Vague enough for you? Truthfully though, it does tend to vary from month to month. For a long time I was a tried-and-true cryptogrammer - and I guess that makes sense, since www.cryptograms.org was the first site I ever launched under the Puzzle Baron brand. From there I battled a new-found addiction to Drop Quotes, which offered the same joy of uncovering a witty or amusing quote but required a whole different set of solving skills in order to properly master.
Lately though I’ve been drawn into good old-fashioned pencil-and-paper puzzles, thanks to my focus over the past two months on our new Printable Puzzles site. In particular I’ve been solving at least 1-2 crossword puzzles each day. I’d forgotten just how much fun this things were. Back when we used to live “inside the Beltway” I’d make a point of grabbing the Washington Post a few days each week just to get my hands on their relatively easy crossword puzzle offerings, but since we moved out to the country in 2005 I just never got back into the old cruciverbalist kick. Until now.
Of course the biggest surprise to me personally has been my recently-forged love affair with Reverse Word Search puzzles. I’ve never enjoyed word search puzzles all that much, to be absolutely honest. I know they’re a big draw, and I made a point of including them in the Printable Puzzles site to satiate all you word-search fanatics out there, but they just never “did it” for me. Then I was exposed to the “reverse word search” idea after some conversations with one of the puzzle editors I work with from time to time at PIL. My first reaction, if I remember correctly, was along the lines of “meh”, mostly because it had the term “word searc” in the title, but like the trooper I am, I dug into it a bit deeper and started creating my own. Lo and behold, I was hooked on the very first one I tried to solve.

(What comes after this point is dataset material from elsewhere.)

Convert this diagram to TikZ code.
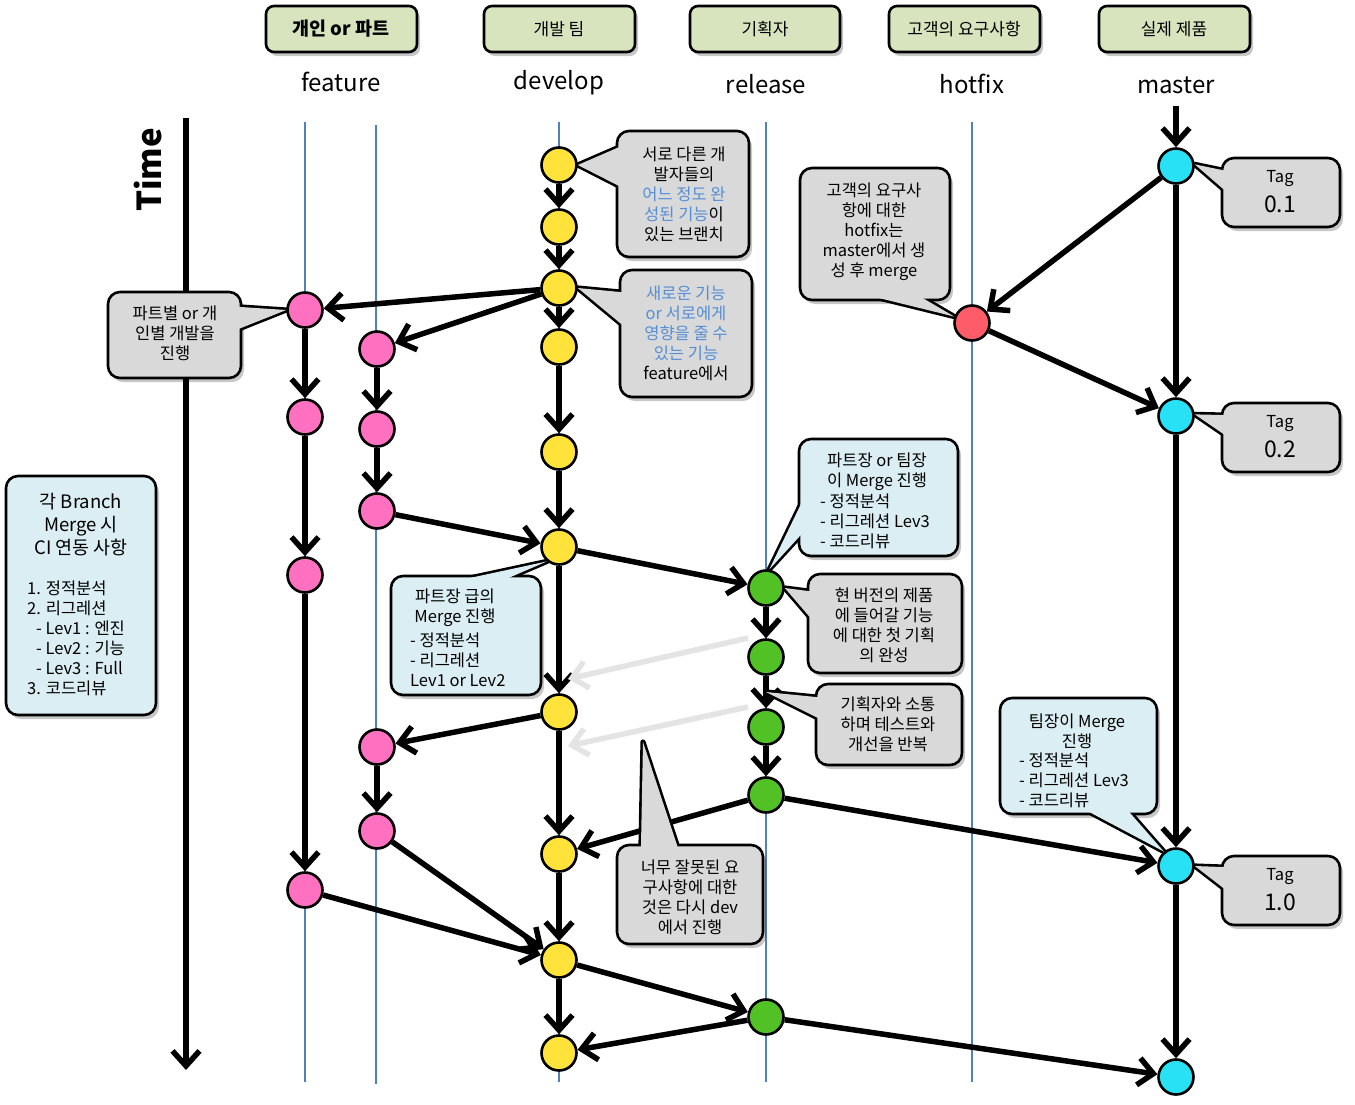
\documentclass[tikz,border=0pt]{standalone}
\usepackage{fontspec}
\setmainfont{Noto Sans CJK KR}
\usetikzlibrary{arrows.meta,calc}
\definecolor{cyel}{HTML}{FFE23A}
\definecolor{cpink}{HTML}{FF70C0}
\definecolor{cgreen}{HTML}{52C126}
\definecolor{cred}{HTML}{FF5C6A}
\definecolor{ccyan}{HTML}{28E1F5}
\definecolor{cgray}{HTML}{D9D9D9}
\definecolor{clblue}{HTML}{DAEEF3}
\definecolor{chead}{HTML}{D7E4BD}
\definecolor{cblue}{HTML}{4F81BD}
\definecolor{tblue}{HTML}{558ED5}
\definecolor{garr}{HTML}{E4E4E4}
\tikzset{
  commit/.style={circle, draw=black, line width=2.6pt, minimum size=35pt, inner sep=0pt},
  yel/.style={commit, fill=cyel},
  pnk/.style={commit, fill=cpink},
  grn/.style={commit, fill=cgreen},
  rd/.style={commit, fill=cred},
  cyn/.style={commit, fill=ccyan},
  arr/.style={line width=5.5pt, -{Straight Barb[length=15pt,width=27pt]}},
  grayarr/.style={arr, draw=garr},
  blueline/.style={draw=cblue, line width=1.3pt},
  shadowc/.style={fill=black, opacity=0.22},
  cbox/.style={draw=black, line width=2.6pt, rounded corners=12pt},
  hbox/.style={draw=black, line width=2.6pt, rounded corners=8pt, fill=chead},
  ct/.style={font=\fontsize{16.5}{20}\selectfont, align=center, inner sep=0pt},
  cl/.style={font=\fontsize{16.5}{20}\selectfont, align=left, anchor=west, inner sep=0pt},
  branchlbl/.style={font=\fontsize{24}{28}\selectfont, inner sep=0pt},
  htxt/.style={font=\fontsize{17}{20}\selectfont, inner sep=0pt},
  tagt/.style={font=\fontsize{16.5}{18}\selectfont, inner sep=0pt},
  tagn/.style={font=\fontsize{23}{26}\selectfont, inner sep=0pt},
}
\newcommand\cshadow[4]{\fill[shadowc, rounded corners=12pt] ({#1+3},{#2+4}) rectangle ({#3+3},{#4+4});}
\newcommand\callout[8]{%
  \cshadow{#2}{#3}{#4}{#5}
  \draw[line width=5.2pt, line join=round, fill=#1] (#8) -- ($(#6)!-10pt!(#8)$) -- ($(#7)!-10pt!(#8)$) -- cycle;
  \draw[cbox, fill=#1] (#2,#3) rectangle (#4,#5);
  \fill[#1] (#8) -- ($(#6)!-10pt!(#8)$) -- ($(#7)!-10pt!(#8)$) -- cycle;
}
\newcommand\hdr[4]{%
  \fill[shadowc, rounded corners=8pt] ({#1+3},{#2+4}) rectangle ({#3+3},{#4+4});
  \draw[hbox] (#1,#2) rectangle (#3,#4);
}
\begin{document}
\begin{tikzpicture}[x=1pt,y=-1pt]
\useasboundingbox (0,0) rectangle (1355,1104);
\fill[white] (0,0) rectangle (1355,1104);

% branch guide lines
\draw[blueline] (305,122) -- (305,1082);
\draw[blueline] (376,125) -- (376,1084);
\draw[blueline] (559,122) -- (559,1082);
\draw[blueline] (766,122) -- (766,1082);
\draw[blueline] (972,122) -- (972,1082);

% time axis
\coordinate (t0) at (186,118);
\coordinate (t1) at (186,1070);
\draw[arr] (t0) -- (t1);
\node[rotate=90, font=\fontsize{33}{36}\selectfont\bfseries, inner sep=0pt] (time) at (148,170) {Time};

% headers
\hdr{266}{6}{417}{52}
\hdr{484}{6}{635}{52}
\hdr{690}{6}{840}{52}
\hdr{889}{6}{1040}{52}
\hdr{1099}{6}{1250}{52}
\node[font=\fontsize{18.5}{20}\selectfont\bfseries, inner sep=0pt] (h1) at (341,29) {개인 or 파트};
\node[htxt] (h2) at (559,29) {개발 팀};
\node[htxt] (h3) at (765,29) {기획자};
\node[htxt] (h4) at (964,29) {고객의 요구사항};
\node[htxt] (h5) at (1174,29) {실제 제품};
\node[branchlbl] (lf) at (341,82) {feature};
\node[branchlbl] (ld) at (559,83) {develop};
\node[branchlbl] (lr) at (766,84) {release};
\node[branchlbl] (lh) at (972,84) {hotfix};
\node[branchlbl] (lm) at (1176,85) {master};

% commits
\node[yel] (Y1) at (559,165) {};
\node[yel] (Y2) at (559,227) {};
\node[yel] (Y3) at (559,288) {};
\node[yel] (Y4) at (559,347) {};
\node[yel] (Y5) at (559,452) {};
\node[yel] (Y6) at (559,547) {};
\node[yel] (Y7) at (559,712) {};
\node[yel] (Y8) at (559,854) {};
\node[yel] (Y9) at (559,960) {};
\node[yel] (Y10) at (559,1053) {};
\node[pnk] (F1a) at (305,310) {};
\node[pnk] (F1b) at (305,417) {};
\node[pnk] (F1c) at (305,575) {};
\node[pnk] (F1d) at (305,890) {};
\node[pnk] (F2a) at (377,349) {};
\node[pnk] (F2b) at (377,429) {};
\node[pnk] (F2c) at (377,511) {};
\node[pnk] (F2d) at (377,747) {};
\node[pnk] (F2e) at (377,831) {};
\node[grn] (G1) at (766,588) {};
\node[grn] (G2) at (766,657) {};
\node[grn] (G3) at (766,727) {};
\node[grn] (G4) at (766,795) {};
\node[grn] (G5) at (766,1017) {};
\node[rd] (H) at (972,323) {};
\node[cyn] (M1) at (1176,166) {};
\node[cyn] (M2) at (1176,416) {};
\node[cyn] (M3) at (1176,866) {};
\node[cyn] (M4) at (1176,1077) {};
\coordinate (mtop) at (1176,106);

% connectors
\draw[arr] (Y1) -- (Y2);
\draw[arr] (Y2) -- (Y3);
\draw[arr] (Y3) -- (Y4);
\draw[arr] (Y4) -- (Y5);
\draw[arr] (Y5) -- (Y6);
\draw[arr] (Y6) -- (Y7);
\draw[arr] (Y7) -- (Y8);
\draw[arr] (Y8) -- (Y9);
\draw[arr] (Y9) -- (Y10);
\draw[arr] (Y3) -- (F1a);
\draw[arr] (Y3) -- (F2a);
\draw[arr] (F1a) -- (F1b);
\draw[arr] (F1b) -- (F1c);
\draw[arr] (F1c) -- (F1d);
\draw[arr] (F1d) -- (Y9);
\draw[arr] (F2a) -- (F2b);
\draw[arr] (F2b) -- (F2c);
\draw[arr] (F2c) -- (Y6);
\draw[arr] (Y6) -- (G1);
\draw[arr] (G1) -- (G2);
\draw[arr] (G2) -- (G3);
\draw[arr] (G3) -- (G4);
\draw[arr] (G4) -- (Y8);
\draw[arr] (G4) -- (M3);
\draw[arr] (Y7) -- (F2d);
\draw[arr] (F2d) -- (F2e);
\draw[arr] (F2e) -- (Y9);
\draw[arr] (Y9) -- (G5);
\draw[arr] (G5) -- (Y10);
\draw[arr] (G5) -- (M4);
\draw[arr] (mtop) -- (M1);
\draw[arr] (M1) -- (M2);
\draw[arr] (M2) -- (M3);
\draw[arr] (M3) -- (M4);
\draw[arr] (M1) -- (H);
\draw[arr] (H) -- (M2);

% faded feedback arrows
\coordinate (ga1) at (748,638);
\coordinate (ga1t) at (568,679);
\coordinate (ga2) at (748,707);
\coordinate (ga2t) at (568,746);
\draw[grayarr] (ga1) -- (ga1t);
\draw[grayarr] (ga2) -- (ga2t);

% callouts
\coordinate (g23) at ($(G2)!0.5!(G3)$);
\coordinate (c12tip) at (643,742);
\callout{cgray}{617}{131}{749}{257}{617,148}{617,185}{Y1.east}
\node[ct] (c1) at (684,194) {서로 다른 개\\발자들의\\\textcolor{tblue}{어느 정도 완}\\\textcolor{tblue}{성된 기능}이\\있는 브랜치};
\callout{cgray}{620}{270}{752}{397}{620,292}{620,323}{Y3.east}
\node[ct] (c2) at (686,333) {\textcolor{tblue}{새로운 기능}\\\textcolor{tblue}{or 서로에게}\\\textcolor{tblue}{영향을 줄 수}\\\textcolor{tblue}{있는 기능}\\feature에서};
\callout{cgray}{800}{168}{950}{300}{887,300}{926,300}{H.160}
\node[ct] (c3) at (874,232) {고객의 요구사\\항에 대한\\hotfix는\\master에서 생\\성 후 merge};
\callout{cgray}{1222}{158}{1340}{227}{1222,170}{1222,188}{M1.5}
\node[tagt] (t1a) at (1280,179) {Tag};
\node[tagn] (t1b) at (1280,204) {0.1};
\callout{cgray}{1222}{403}{1340}{472}{1222,415}{1222,433}{M2.5}
\node[tagt] (t2a) at (1280,424) {Tag};
\node[tagn] (t2b) at (1280,449) {0.2};
\callout{cgray}{1222}{856}{1340}{925}{1222,867}{1222,887}{M3.east}
\node[tagt] (t3a) at (1280,877) {Tag};
\node[tagn] (t3b) at (1280,902) {1.0};
\callout{cgray}{108}{292}{241}{378}{241,307}{241,328}{F1a.west}
\node[ct] (c5) at (175,333) {파트별 or 개\\인별 개발을\\진행};
% CI box
\cshadow{6}{476}{156}{715}
\draw[cbox, fill=clblue] (6,476) rectangle (156,715);
\node[font=\fontsize{18.5}{23}\selectfont, align=center, inner sep=0pt] (ci1) at (81,525) {각 Branch\\Merge 시\\CI 연동 사항};
\node[cl] (ci2) at (27,638) {1. 정적분석\\2. 리그레션\\\hspace*{9pt}- Lev1 : 엔진\\\hspace*{9pt}- Lev2 : 기능\\\hspace*{9pt}- Lev3 : Full\\3. 코드리뷰};
\callout{clblue}{391}{576}{541}{695}{479,576}{513,576}{Y6.230}
\node[ct] (c7a) at (455,608) {파트장 급의\\Merge 진행};
\node[cl] (c7b) at (410,660) {- 정적분석\\- 리그레션\\Lev1 or Lev2};
\callout{clblue}{799}{439}{958}{556}{799,508}{799,537}{G1.80}
\node[ct] (c8a) at (877,472) {파트장 or 팀장\\이 Merge 진행};
\node[cl] (c8b) at (820,521) {- 정적분석\\- 리그레션 Lev3\\- 코드리뷰};
\callout{cgray}{808}{574}{962}{673}{808,591}{808,615}{G1.east}
\node[ct] (c9) at (884,625) {현 버전의 제품\\에 들어갈 기능\\에 대한 첫 기획\\의 완성};
\callout{cgray}{816}{684}{962}{765}{816,697}{816,717}{g23}
\node[ct] (c10) at (888,724) {기획자와 소통\\하며 테스트와\\개선을 반복};
\callout{clblue}{1000}{698}{1157}{814}{1093,814}{1131,814}{M3.130}
\node[ct] (c11a) at (1077,731) {팀장이 Merge\\진행};
\node[cl] (c11b) at (1019,780) {- 정적분석\\- 리그레션 Lev3\\- 코드리뷰};
\callout{cgray}{617}{845}{763}{944}{641,845}{677,845}{c12tip}
\node[ct] (c12) at (690,897) {너무 잘못된 요\\구사항에 대한\\것은 다시 dev\\에서 진행};
\end{tikzpicture}
\end{document}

It’s a deceptively simple idea - given a mostly empty grid, with just a handful of letters pre-filled-in and circled, fill in the grid completely using only the exact words given. Every circled letter that is already filled in is the first letter of one or more of the words in your list, and that’s all you’re given to get started. Using just that information, every word will be placed on the grid either horizontally, vertically or diagonally (and backwards or forwards) exactly once, with not a single empty grid space left when you’re done.
I’m almost embarassed to admit how many of these I’ve solved in the past few weeks. They’re strangely immersive, and much more challenging and stimualting than a regular word-search. Give ‘em a try and see what you think!